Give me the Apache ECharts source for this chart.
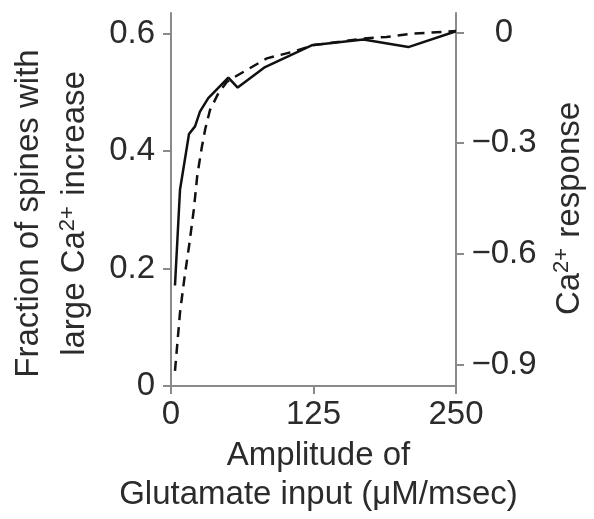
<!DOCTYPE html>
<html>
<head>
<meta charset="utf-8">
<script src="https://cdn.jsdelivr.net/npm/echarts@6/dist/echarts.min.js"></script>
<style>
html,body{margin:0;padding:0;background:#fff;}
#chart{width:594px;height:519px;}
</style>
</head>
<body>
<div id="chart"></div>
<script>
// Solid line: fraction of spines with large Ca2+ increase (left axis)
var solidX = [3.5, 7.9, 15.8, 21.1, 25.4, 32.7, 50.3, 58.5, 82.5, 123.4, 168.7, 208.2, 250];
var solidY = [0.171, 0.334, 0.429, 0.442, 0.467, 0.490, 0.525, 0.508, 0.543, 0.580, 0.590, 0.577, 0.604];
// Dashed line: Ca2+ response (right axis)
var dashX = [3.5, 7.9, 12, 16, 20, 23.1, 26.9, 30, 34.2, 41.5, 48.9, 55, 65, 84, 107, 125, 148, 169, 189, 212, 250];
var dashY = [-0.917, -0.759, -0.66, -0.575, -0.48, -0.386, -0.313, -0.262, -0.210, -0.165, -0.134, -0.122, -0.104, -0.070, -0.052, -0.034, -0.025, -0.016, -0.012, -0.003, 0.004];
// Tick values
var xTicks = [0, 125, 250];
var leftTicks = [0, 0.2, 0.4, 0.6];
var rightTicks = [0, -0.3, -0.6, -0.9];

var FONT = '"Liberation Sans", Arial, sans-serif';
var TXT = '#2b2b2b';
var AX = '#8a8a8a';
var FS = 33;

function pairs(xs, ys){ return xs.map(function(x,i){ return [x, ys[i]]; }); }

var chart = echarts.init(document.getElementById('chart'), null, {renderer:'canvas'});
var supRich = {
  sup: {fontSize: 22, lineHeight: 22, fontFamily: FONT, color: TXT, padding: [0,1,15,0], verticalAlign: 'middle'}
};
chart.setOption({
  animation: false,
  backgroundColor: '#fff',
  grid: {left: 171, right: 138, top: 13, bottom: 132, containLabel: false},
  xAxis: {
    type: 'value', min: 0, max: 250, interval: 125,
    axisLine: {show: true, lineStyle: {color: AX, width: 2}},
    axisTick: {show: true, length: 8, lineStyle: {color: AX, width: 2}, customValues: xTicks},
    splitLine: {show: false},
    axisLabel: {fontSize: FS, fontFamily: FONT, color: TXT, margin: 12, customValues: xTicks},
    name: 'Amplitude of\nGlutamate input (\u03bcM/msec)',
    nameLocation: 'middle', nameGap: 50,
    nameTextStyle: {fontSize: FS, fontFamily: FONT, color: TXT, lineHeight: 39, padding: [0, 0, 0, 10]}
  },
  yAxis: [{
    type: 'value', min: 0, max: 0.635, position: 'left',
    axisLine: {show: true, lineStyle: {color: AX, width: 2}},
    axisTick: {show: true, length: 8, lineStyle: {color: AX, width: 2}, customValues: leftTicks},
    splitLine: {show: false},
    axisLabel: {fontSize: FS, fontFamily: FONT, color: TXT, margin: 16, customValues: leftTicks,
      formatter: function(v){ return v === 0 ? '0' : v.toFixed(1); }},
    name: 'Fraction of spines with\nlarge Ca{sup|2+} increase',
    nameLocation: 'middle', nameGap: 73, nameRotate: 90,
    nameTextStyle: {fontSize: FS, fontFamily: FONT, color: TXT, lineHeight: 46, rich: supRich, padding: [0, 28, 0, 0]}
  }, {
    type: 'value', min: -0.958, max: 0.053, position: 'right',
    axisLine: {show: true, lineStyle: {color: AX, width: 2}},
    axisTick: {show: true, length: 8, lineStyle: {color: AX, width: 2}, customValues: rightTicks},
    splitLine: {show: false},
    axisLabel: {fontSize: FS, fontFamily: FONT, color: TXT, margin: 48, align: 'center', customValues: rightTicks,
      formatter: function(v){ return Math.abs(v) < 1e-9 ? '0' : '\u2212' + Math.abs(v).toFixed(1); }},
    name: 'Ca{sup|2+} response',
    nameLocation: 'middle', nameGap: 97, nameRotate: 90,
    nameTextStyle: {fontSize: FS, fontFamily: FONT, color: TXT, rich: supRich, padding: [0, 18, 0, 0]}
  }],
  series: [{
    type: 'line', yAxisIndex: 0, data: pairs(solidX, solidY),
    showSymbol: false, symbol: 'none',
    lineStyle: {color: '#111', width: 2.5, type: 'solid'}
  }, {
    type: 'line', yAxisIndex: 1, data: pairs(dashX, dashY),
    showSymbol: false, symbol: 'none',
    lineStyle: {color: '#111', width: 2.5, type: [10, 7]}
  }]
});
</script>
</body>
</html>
+++
» **TO BE DONE**:
Copy each line exactly, and leave the pictures out of your copy.

» **PROBLEM SOLUTION**:
Give me the Apache ECharts source for this chart.
<!DOCTYPE html>
<html>
<head>
<meta charset="utf-8">
<script src="https://cdn.jsdelivr.net/npm/echarts@6/dist/echarts.min.js"></script>
<style>
html,body{margin:0;padding:0;background:#fff;}
#chart{width:594px;height:519px;}
</style>
</head>
<body>
<div id="chart"></div>
<script>
// Solid line: fraction of spines with large Ca2+ increase (left axis)
var solidX = [3.5, 7.9, 15.8, 21.1, 25.4, 32.7, 50.3, 58.5, 82.5, 123.4, 168.7, 208.2, 250];
var solidY = [0.171, 0.334, 0.429, 0.442, 0.467, 0.490, 0.525, 0.508, 0.543, 0.580, 0.590, 0.577, 0.604];
// Dashed line: Ca2+ response (right axis)
var dashX = [3.5, 7.9, 12, 16, 20, 23.1, 26.9, 30, 34.2, 41.5, 48.9, 55, 65, 84, 107, 125, 148, 169, 189, 212, 250];
var dashY = [-0.917, -0.759, -0.66, -0.575, -0.48, -0.386, -0.313, -0.262, -0.210, -0.165, -0.134, -0.122, -0.104, -0.070, -0.052, -0.034, -0.025, -0.016, -0.012, -0.003, 0.004];
// Tick values
var xTicks = [0, 125, 250];
var leftTicks = [0, 0.2, 0.4, 0.6];
var rightTicks = [0, -0.3, -0.6, -0.9];

var FONT = '"Liberation Sans", Arial, sans-serif';
var TXT = '#2b2b2b';
var AX = '#8a8a8a';
var FS = 33;

function pairs(xs, ys){ return xs.map(function(x,i){ return [x, ys[i]]; }); }

var chart = echarts.init(document.getElementById('chart'), null, {renderer:'canvas'});
var supRich = {
  sup: {fontSize: 22, lineHeight: 22, fontFamily: FONT, color: TXT, padding: [0,1,15,0], verticalAlign: 'middle'}
};
chart.setOption({
  animation: false,
  backgroundColor: '#fff',
  grid: {left: 171, right: 138, top: 13, bottom: 132, containLabel: false},
  xAxis: {
    type: 'value', min: 0, max: 250, interval: 125,
    axisLine: {show: true, lineStyle: {color: AX, width: 2}},
    axisTick: {show: true, length: 8, lineStyle: {color: AX, width: 2}, customValues: xTicks},
    splitLine: {show: false},
    axisLabel: {fontSize: FS, fontFamily: FONT, color: TXT, margin: 12, customValues: xTicks},
    name: 'Amplitude of\nGlutamate input (\u03bcM/msec)',
    nameLocation: 'middle', nameGap: 50,
    nameTextStyle: {fontSize: FS, fontFamily: FONT, color: TXT, lineHeight: 39, padding: [0, 0, 0, 10]}
  },
  yAxis: [{
    type: 'value', min: 0, max: 0.635, position: 'left',
    axisLine: {show: true, lineStyle: {color: AX, width: 2}},
    axisTick: {show: true, length: 8, lineStyle: {color: AX, width: 2}, customValues: leftTicks},
    splitLine: {show: false},
    axisLabel: {fontSize: FS, fontFamily: FONT, color: TXT, margin: 16, customValues: leftTicks,
      formatter: function(v){ return v === 0 ? '0' : v.toFixed(1); }},
    name: 'Fraction of spines with\nlarge Ca{sup|2+} increase',
    nameLocation: 'middle', nameGap: 73, nameRotate: 90,
    nameTextStyle: {fontSize: FS, fontFamily: FONT, color: TXT, lineHeight: 46, rich: supRich, padding: [0, 28, 0, 0]}
  }, {
    type: 'value', min: -0.958, max: 0.053, position: 'right',
    axisLine: {show: true, lineStyle: {color: AX, width: 2}},
    axisTick: {show: true, length: 8, lineStyle: {color: AX, width: 2}, customValues: rightTicks},
    splitLine: {show: false},
    axisLabel: {fontSize: FS, fontFamily: FONT, color: TXT, margin: 48, align: 'center', customValues: rightTicks,
      formatter: function(v){ return Math.abs(v) < 1e-9 ? '0' : '\u2212' + Math.abs(v).toFixed(1); }},
    name: 'Ca{sup|2+} response',
    nameLocation: 'middle', nameGap: 97, nameRotate: 90,
    nameTextStyle: {fontSize: FS, fontFamily: FONT, color: TXT, rich: supRich, padding: [0, 18, 0, 0]}
  }],
  series: [{
    type: 'line', yAxisIndex: 0, data: pairs(solidX, solidY),
    showSymbol: false, symbol: 'none',
    lineStyle: {color: '#111', width: 2.5, type: 'solid'}
  }, {
    type: 'line', yAxisIndex: 1, data: pairs(dashX, dashY),
    showSymbol: false, symbol: 'none',
    lineStyle: {color: '#111', width: 2.5, type: [10, 7]}
  }]
});
</script>
</body>
</html>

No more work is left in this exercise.